Rolf Bienert: Vor allem Kostenersparnis, aber nicht nur. Der Kunde kann auch CO₂-Einsparungen priorisieren. Wichtig ist: Open ADR zielt nicht auf Effizienz im klassischen Sinne – also dass Geräte weniger Strom verbrauchen. Es geht um intelligente Lastverteilung. Durch Solar, Batterie und smarte Steuerung wird die Verbrauchskurve geglättet. Das erleichtert es Energieversorgern, erneuerbare Energien einzusetzen, und reduziert den Bedarf an Gas- oder Kohleturbinen für Spitzenlasten.
In den USA bieten Autohersteller bereits an, Ladesignale direkt ans Fahrzeug weiterzugeben. Solange das Auto morgens geladen ist, ist es dem Kunden meist egal, ob um 18 oder 23 Uhr geladen wird. Dafür bekommt er günstigere Tarife.
Wie sehen Sie die Zukunft?
Rolf Bienert: In den letzten zwei bis drei Jahren kommen immer mehr Bereiche an Bord. Gebäudestandards wie Matter ermöglichen bessere Hausautomatisierung. Entscheidend ist die Integration: Hersteller von Automatisierungssystemen akzeptieren zunehmend, dass sie Signale vom Energieversorger empfangen können.
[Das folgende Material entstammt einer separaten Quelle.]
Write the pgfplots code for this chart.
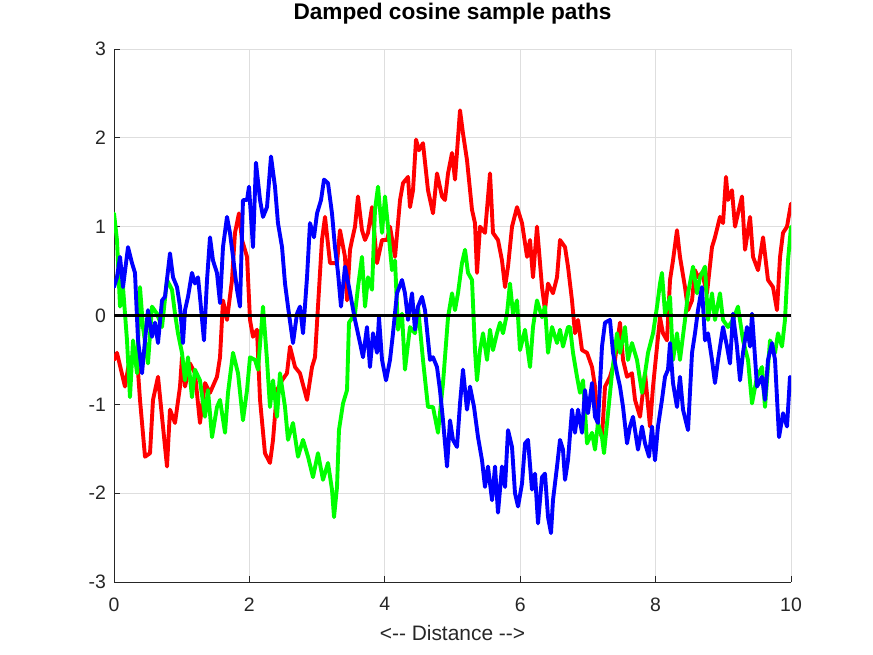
\documentclass[border=0pt]{standalone}
\usepackage{pgfplots}
\pgfplotsset{compat=1.18}
\usepackage{fontspec}
\setmainfont{Liberation Sans}
\definecolor{axgray}{RGB}{38,38,38}
\definecolor{gridgray}{RGB}{222,222,222}
\begin{document}
\begin{tikzpicture}
\path[use as bounding box] (-114bp,-73bp) rectangle (759bp,582bp);
\begin{axis}[
  at={(0,0)}, anchor=south west,
  scale only axis, width=677bp, height=533bp,
  xmin=0, xmax=10, ymin=-3, ymax=3,
  xtick={0,2,4,6,8,10}, ytick={-3,-2,-1,0,1,2,3},
  axis x line*=bottom, axis y line*=left,
  axis line style={axgray, line width=0.8pt},
  tick align=inside, major tick length=6bp,
  tick style={axgray, line width=0.8pt},
  grid=major, major grid style={gridgray, line width=0.8pt},
  /pgf/number format/assume math mode=true,
  ticklabel style={font=\fontsize{19.5}{23}\selectfont, text=axgray},
  xticklabel style={yshift=-12bp},
  yticklabel style={xshift=-4.5bp},
  title={Damped cosine sample paths},
  title style={font=\bfseries\fontsize{22.7}{26}\selectfont, at={(0.5,1)}, anchor=base, yshift=24bp},
  xlabel={<\mbox{-}\mbox{-} Distance \mbox{-}\mbox{-}>},
  xlabel style={font=\fontsize{21}{25}\selectfont, text=axgray, at={(0.5,0)}, anchor=base, yshift=-58bp},
  every axis plot/.append style={line width=3.9pt, line join=round, line cap=round},
]
\addplot[red] coordinates {
(0,-0.50)(0.044,-0.42)(0.162,-0.80)(0.236,-0.47)(0.340,-0.47)(0.384,-0.95)(0.458,-1.59)(0.532,-1.55)(0.576,-0.95)(0.650,-0.69)
(0.709,-1.14)(0.783,-1.70)(0.827,-1.06)(0.901,-1.21)(0.975,-0.80)(1.004,-0.47)(1.049,-0.80)(1.123,-0.54)(1.196,-0.65)(1.270,-1.21)
(1.344,-0.76)(1.418,-0.87)(1.521,-0.69)(1.566,-0.47)(1.610,0.17)(1.669,-0.05)(1.743,0.40)(1.787,0.93)(1.846,1.15)(1.891,0.85)
(1.965,0.66)(2.009,-0.05)(2.053,-0.24)(2.112,-0.16)(2.157,-0.95)(2.230,-1.55)(2.304,-1.66)(2.349,-1.40)(2.408,-0.84)(2.482,-0.73)
(2.555,-0.65)(2.600,-0.35)(2.674,-0.58)(2.747,-0.65)(2.851,-0.95)(2.925,-0.58)(2.969,-0.47)(3.013,0.10)(3.072,0.85)(3.117,1.11)
(3.191,0.59)(3.294,0.59)(3.338,0.96)(3.412,0.66)(3.442,0.17)(3.486,0.74)(3.516,0.85)(3.560,1.00)(3.604,1.34)(3.663,0.96)
(3.708,0.85)(3.752,0.93)(3.811,1.22)(3.885,0.59)(3.959,0.85)(4.033,0.85)(4.077,1.00)(4.151,0.66)(4.225,1.30)(4.269,1.49)
(4.343,1.56)(4.372,1.22)(4.417,1.41)(4.461,1.98)(4.505,1.86)(4.564,1.94)(4.638,1.41)(4.712,1.15)(4.771,1.60)(4.845,1.34)
(4.889,1.30)(4.934,1.60)(4.993,1.83)(5.037,1.53)(5.111,2.31)(5.155,2.05)(5.214,1.75)(5.288,1.19)(5.332,1.04)(5.362,0.48)
(5.406,1.00)(5.480,0.93)(5.554,1.60)(5.598,0.93)(5.672,0.85)(5.731,0.62)(5.776,0.32)(5.820,0.55)(5.879,1.00)(5.953,1.22)
(6.027,1.04)(6.101,0.66)(6.145,0.85)(6.189,0.43)(6.248,1.00)(6.322,0.32)(6.366,0.06)(6.411,0.36)(6.484,0.25)(6.544,0.43)
(6.588,0.85)(6.662,0.77)(6.706,0.55)(6.765,0.17)(6.809,-0.20)(6.854,-0.05)(6.913,-0.39)(6.987,-0.42)(7.061,-0.58)(7.105,-0.80)
(7.149,-1.25)(7.208,-1.37)(7.253,-0.80)(7.326,-0.69)(7.400,-0.50)(7.474,-0.08)(7.519,-0.50)(7.578,-0.69)(7.651,-0.65)(7.696,-0.95)
(7.770,-1.14)(7.844,-0.65)(7.917,-1.25)(7.962,-0.80)(8.021,-0.35)(8.065,-0.02)(8.109,-0.20)(8.168,-0.28)(8.213,0.40)(8.257,0.62)
(8.316,0.96)(8.360,0.66)(8.434,0.32)(8.479,0.06)(8.538,0.17)(8.582,0.51)(8.626,0.43)(8.685,0.48)(8.759,0.25)(8.833,0.77)
(8.877,0.88)(8.951,1.11)(8.996,1.04)(9.040,1.56)(9.069,1.30)(9.128,1.41)(9.173,1.00)(9.217,1.15)(9.276,1.34)(9.321,0.74)
(9.395,1.11)(9.439,0.66)(9.513,0.51)(9.587,0.88)(9.660,0.40)(9.734,0.32)(9.793,0.06)(9.838,0.66)(9.882,0.93)(9.941,1.00)
(10,1.26)};
\addplot[green] coordinates {
(0,1.15)(0.044,0.85)(0.089,0.10)(0.133,0.32)(0.192,-0.28)(0.236,-0.92)(0.281,-0.28)(0.340,-0.65)(0.384,0.32)(0.428,-0.13)
(0.502,-0.54)(0.561,0.10)(0.635,0.02)(0.709,-0.13)(0.783,0.40)(0.857,0.29)(0.901,0.02)(0.945,-0.20)(1.004,-0.42)(1.049,-0.73)
(1.093,-0.47)(1.152,-0.92)(1.196,-0.61)(1.270,-0.73)(1.344,-1.14)(1.388,-0.84)(1.448,-1.37)(1.521,-1.03)(1.566,-0.95)(1.640,-1.32)
(1.684,-0.87)(1.758,-0.42)(1.832,-0.65)(1.905,-1.18)(1.965,-0.84)(2.009,-0.47)(2.083,-0.50)(2.127,-0.61)(2.201,0.10)(2.260,-0.50)
(2.304,-1.03)(2.349,-0.73)(2.408,-1.14)(2.452,-0.65)(2.526,-1.03)(2.570,-1.40)(2.644,-1.21)(2.718,-1.59)(2.792,-1.40)(2.866,-1.59)
(2.939,-1.82)(3.013,-1.55)(3.087,-1.85)(3.161,-1.66)(3.220,-1.96)(3.250,-2.27)(3.294,-1.93)(3.323,-1.29)(3.383,-0.99)(3.442,-0.84)
(3.471,-0.08)(3.560,0.02)(3.604,0.32)(3.663,0.66)(3.708,0.10)(3.752,0.43)(3.811,0.29)(3.855,1.19)(3.900,1.45)(3.959,0.93)
(4.003,1.34)(4.047,1.00)(4.106,0.51)(4.151,0.62)(4.195,-0.16)(4.254,0.02)(4.298,-0.61)(4.372,-0.13)(4.446,-0.20)(4.490,0.10)
(4.564,-0.50)(4.638,-1.03)(4.712,-1.03)(4.786,-1.32)(4.860,-0.76)(4.934,-0.02)(4.993,0.25)(5.037,0.06)(5.081,0.25)(5.140,0.59)
(5.185,0.74)(5.229,0.48)(5.288,0.40)(5.332,-0.39)(5.362,-0.73)(5.406,-0.39)(5.451,-0.20)(5.510,-0.50)(5.554,-0.16)(5.598,-0.39)
(5.657,-0.20)(5.702,-0.08)(5.746,-0.20)(5.805,0.02)(5.849,0.36)(5.894,0.02)(5.953,0.17)(5.997,-0.39)(6.071,-0.16)(6.145,-0.58)
(6.189,-0.13)(6.248,0.17)(6.322,-0.02)(6.366,0.10)(6.411,-0.42)(6.470,-0.13)(6.544,-0.31)(6.588,-0.16)(6.632,-0.35)(6.706,-0.13)
(6.736,-0.13)(6.780,-0.42)(6.839,-0.69)(6.883,-0.87)(6.928,-0.73)(6.987,-1.44)(7.061,-1.32)(7.105,-1.51)(7.149,-1.21)(7.208,-1.37)
(7.238,-1.55)(7.297,-1.10)(7.356,-0.65)(7.430,-0.20)(7.474,-0.42)(7.548,-0.13)(7.592,-0.50)(7.651,-0.31)(7.725,-0.50)(7.799,-0.87)
(7.844,-0.65)(7.888,-0.42)(7.962,-0.20)(8.021,0.10)(8.065,0.36)(8.094,0.48)(8.139,0.02)(8.213,0.21)(8.257,-0.50)(8.316,-0.20)
(8.360,-0.50)(8.434,-0.05)(8.479,0.25)(8.553,0.55)(8.612,0.25)(8.656,0.43)(8.730,0.55)(8.774,-0.05)(8.833,0.25)(8.877,-0.05)
(8.951,0.25)(8.996,-0.05)(9.069,-0.13)(9.143,-0.05)(9.217,0.10)(9.291,-0.28)(9.365,-0.50)(9.424,-0.99)(9.498,-0.69)(9.572,-0.58)
(9.616,-1.03)(9.690,-0.28)(9.764,-0.42)(9.808,-0.20)(9.867,-0.35)(9.911,-0.05)(9.956,0.62)(10,1.00)};
\addplot[blue] coordinates {
(0,0.32)(0.044,0.43)(0.089,0.66)(0.133,0.32)(0.207,0.77)(0.266,0.59)(0.310,0.48)(0.355,-0.28)(0.414,-0.65)(0.458,-0.28)
(0.502,0.06)(0.561,-0.24)(0.606,-0.08)(0.650,-0.31)(0.709,0.17)(0.753,0.21)(0.827,0.70)(0.872,0.43)(0.931,0.32)(0.975,0.10)
(1.019,-0.31)(1.049,0.06)(1.093,0.21)(1.152,0.48)(1.196,0.36)(1.241,0.43)(1.270,0.21)(1.329,-0.28)(1.374,0.40)(1.418,0.88)
(1.462,0.62)(1.521,0.48)(1.566,0.14)(1.610,0.77)(1.669,1.11)(1.713,0.93)(1.758,0.66)(1.817,0.29)(1.861,0.10)(1.905,1.30)
(1.965,1.30)(1.994,1.45)(2.053,0.77)(2.097,1.72)(2.157,1.30)(2.201,1.11)(2.260,1.22)(2.319,1.79)(2.378,1.45)(2.422,1.04)
(2.482,0.77)(2.526,0.36)(2.570,0.10)(2.644,-0.31)(2.703,0.02)(2.747,0.10)(2.792,-0.20)(2.851,0.43)(2.895,1.04)(2.954,0.88)
(2.999,1.15)(3.058,1.30)(3.102,1.53)(3.161,1.49)(3.220,1.15)(3.264,0.77)(3.309,0.48)(3.353,0.10)(3.412,0.55)(3.471,0.32)
(3.560,-0.05)(3.634,-0.31)(3.678,-0.47)(3.737,-0.13)(3.781,-0.58)(3.826,-0.20)(3.885,-0.42)(3.914,-0.02)(3.959,-0.50)(4.018,-0.73)
(4.077,-0.50)(4.121,-0.20)(4.180,0.25)(4.254,0.40)(4.298,0.25)(4.343,-0.05)(4.402,0.25)(4.446,-0.16)(4.490,0.10)(4.549,0.21)
(4.594,0.06)(4.668,-0.50)(4.712,-0.47)(4.771,-0.58)(4.815,-0.84)(4.860,-1.18)(4.919,-1.70)(4.963,-1.18)(5.007,-1.40)(5.066,-1.48)
(5.111,-0.99)(5.155,-0.61)(5.214,-1.06)(5.259,-0.80)(5.318,-1.03)(5.377,-1.37)(5.436,-1.63)(5.480,-1.93)(5.524,-1.70)(5.584,-2.08)
(5.628,-1.70)(5.672,-2.22)(5.731,-1.70)(5.776,-1.93)(5.820,-1.29)(5.879,-1.48)(5.923,-2.00)(5.968,-2.15)(6.027,-1.89)(6.071,-1.44)
(6.115,-1.40)(6.174,-1.96)(6.219,-1.78)(6.263,-2.34)(6.322,-1.82)(6.366,-1.78)(6.411,-2.27)(6.455,-2.45)(6.484,-2.08)(6.544,-1.70)
(6.588,-1.40)(6.632,-1.51)(6.662,-1.85)(6.706,-1.63)(6.765,-1.06)(6.809,-1.32)(6.854,-1.06)(6.913,-1.32)(6.957,-0.84)(7.001,-1.10)
(7.061,-0.76)(7.105,-1.14)(7.149,-1.21)(7.208,-0.35)(7.253,-0.08)(7.326,-0.05)(7.371,-0.42)(7.430,-0.65)(7.474,-0.80)(7.519,-1.03)
(7.578,-1.44)(7.622,-1.25)(7.666,-1.14)(7.740,-1.51)(7.799,-1.25)(7.844,-1.44)(7.903,-1.59)(7.947,-1.25)(7.991,-1.63)(8.035,-1.25)
(8.094,-0.95)(8.139,-0.69)(8.183,-0.61)(8.213,-0.31)(8.257,-0.76)(8.316,-1.03)(8.360,-0.69)(8.405,-1.06)(8.479,-1.29)(8.538,-0.42)
(8.582,-0.20)(8.626,0.06)(8.685,0.32)(8.730,-0.28)(8.774,-0.20)(8.833,-0.50)(8.877,-0.76)(8.922,-0.50)(8.996,-0.13)(9.055,-0.35)
(9.099,-0.54)(9.143,0.02)(9.202,-0.35)(9.247,-0.73)(9.291,-0.42)(9.350,-0.13)(9.395,-0.35)(9.424,0.02)(9.498,-0.80)(9.572,-0.69)
(9.616,-0.95)(9.660,-0.50)(9.720,-0.31)(9.764,-0.50)(9.823,-1.37)(9.882,-1.10)(9.941,-1.25)(9.985,-0.69)(10,-0.80)};
\addplot[black, line width=3.9pt, line cap=butt] coordinates {(0,0)(10,0)};
\end{axis}
\end{tikzpicture}
\end{document}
Für den Kunden muss es einfach sein – „set it and forget it“, wie wir in den USA sagen. Einmal einstellen, dann läuft es automatisch. Stromverbrauch ist eben nicht so spannend wie Social Media – niemand will alle paar Minuten nachschauen. Aber wenn die Ersparnis sichtbar wird, funktioniert es. In Europa sehen wir großes Interesse: England testet bereits mehrere Open-ADR-Projekte, die Niederlande sind aktiv, weitere Länder prüfen die Einführung. Das passt perfekt zur dezentralen Stromerzeugung.
Ist Deutschlands Rückstand beim Smart-Meter-Rollout ein Problem?
Rolf Bienert: Nicht zwingend. Für Open ADR braucht man nicht unbedingt Smart Meter – die Kommunikation läuft übers Internet. Smart Meter sind aber ein wertvolles Werkzeug, um zu sehen, was in einem Gebäude passiert. Der Energieversorger kann messen, welche Maßnahmen tatsächlich Einsparungen bringen, und Kunden entsprechend vergüten. In den USA wurde das intensiv genutzt, um herauszufinden, was funktioniert. Aber sie sind keine Bedingung für Open ADR.
Wo können Interessierte mehr erfahren?
Rolf Bienert: Die Open ADR Alliance ist auf vielen Fachmessen vertreten. Mitte November waren wir auf der Enlit in Bilbao, einer der größten europäischen Energiemessen. Auch die Leitmesse Smarter E in München wird immer wichtiger für die Branche. Energieversorger und alle Interessierten sind herzlich eingeladen, 2026 an unserem Stand vorbeizukommen.